The assault on voter rights is particularly acute in key swing states. Five of the nine main battlegrounds identified by the Republican strategist Karl Rove have introduced laws that could suppress turnout: Florida, Iowa, New Hampshire, Ohio and Virginia. Between them, the states that have imposed restrictions account for the lion’s share of the 270 electoral college votes that Barack Obama or Mitt Romney must win. Sixteen of the states that have passed new voter restrictions between them hold 214 electoral votes.

“We are seeing a dramatic assault on voting rights, the most significant pushback on democratic participation that we’ve seen in decades,” said Wendy Weiser of the non-partisan think-tank the Brennan Center for Justice, and the co-author of the definitive study of US voter suppression in the 2012 election cycle. “These laws could make it harder for millions of eligible American citizens to participate, particularly in swing states.” The centre of the anti-democratic move sweeping across the US is Florida, which has a long history of voter suppression. With a famously evenly balanced population that in 2000 elected George Bush by an official majority of only 537 out of almost 6 million votes cast, even a relatively minor distortion of turnout could have huge implications, not just for Florida but, given the state’s prominent role in determining the outcome of recent presidential elections, the whole of the US, and, by extension, the world.

Florida Republicans have made several blatant attempts to suppress turnout during this election cycle. One of the first acts of governor Rick Scott when he took office in 2011 was to reimpose what is in effect a lifelong voting ban on anyone convicted of a felony, including 1.3 million Floridians who have fully completed their sentences.

“There are over a million people in Florida who no longer have the full rights of citizenship and right to vote,” said Baylor Johnson of Florida’s American Civil Liberties Union. “One million people - that’s the White House for a generation, which gives you an idea of why they are trying so hard to stop people voting.” The felony trap is just a small part of it. Over the past 18 months the Republican-controlled state government in Florida has introduced new restrictions. They include: a reduction in early voting hours that will hit black communities that made disproportionate use of the opportunity through their churches; changes that will make it harder for those who change address to vote and could catch hundreds of thousands of families who have lost their homes through foreclosure; and attempts to erase thousands of voters from the electoral roll through a “purge list” that was so flawed that the state’s electoral supervisors refused to touch it.

“Florida has proven to be a testing ground for voter suppression across the country. It’s ground zero of this stuff,” said Hilary Shelton, who heads the Washington bureau of the National Association for the Advancement of Colored People.

Republican politicians in Florida and the other 18 states that have gone down the road of voter restrictions insist they are motivated by a concern to prevent fraud. When the governor of Texas, Rick Perry, introduced a voter ID law last year he did so using his emergency powers, saying the rule change would “appropriately help maintain the integrity and fairness of our electoral system”.

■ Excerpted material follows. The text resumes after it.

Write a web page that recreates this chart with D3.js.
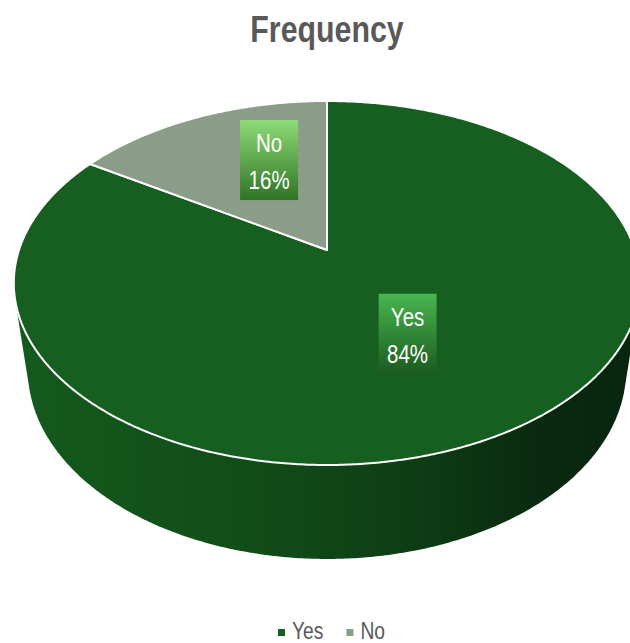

Yet studies into the extent of fraud at the polls have found cases few and far between. “You are more likely to find someone struck by lightning than someone who carries out impersonation fraud to cast an improper vote,” Weiser said.

Occasionally the veil has slipped, revealing what might be a deeper motivation for Republican politicians.

True to form, it was a Florida Republican, Mike Bennett, who put it most succinctly during a debate about the state’s voter clampdown.

“I don’t have a problem making [democratic participation] harder. I want people in Florida to want to vote as bad as that person in Africa who walks 200 miles across the desert. This should not be easy.” Not all the steps taken to turn the November presidential election into a walk across the Saharan desert are as comical as Georgia’s. As the Jackson Free Press discovered, under the state’s new rules voters would need to produce a certified birth certificate in order to get a photo ID, but would need to produce a photo ID in order to get a certified birth certificate.

Georgia’s catch-22 is on hold pending federal approval for its voter ID law. The US department of justice has been taking a robust stance this year, blocking attempts to suppress the turnout in Texas and South Carolina, while civil lawsuits are pending in Pennsylvania and several other states.

For observers of Florida’s long history of electoral discrimination, this all sounds familiar. Before the 1965 Voting Rights Act Florida, mirrored by others across the south, deployed a number of techniques to prevent black people voting.

There was: the poll tax that allowed everybody to vote, as long as they could afford the tax (many African Americans couldn’t); a literacy test that allowed whites to vote with a simple cross while blacks had to recite the preamble to the constitution word perfect; and “multiple annexations”, where voters had to travel to several offices over distances of 100 miles or more to ensure they could vote.

Such barriers are in the past, but the rash of new laws erecting hurdles has chilling echoes. “We are looking at a return of discriminatory policies at state level,” said the NAACP’s Shelton. “Jim Crow might be dead and buried, but James E Crow Esq is very much alive and kicking.”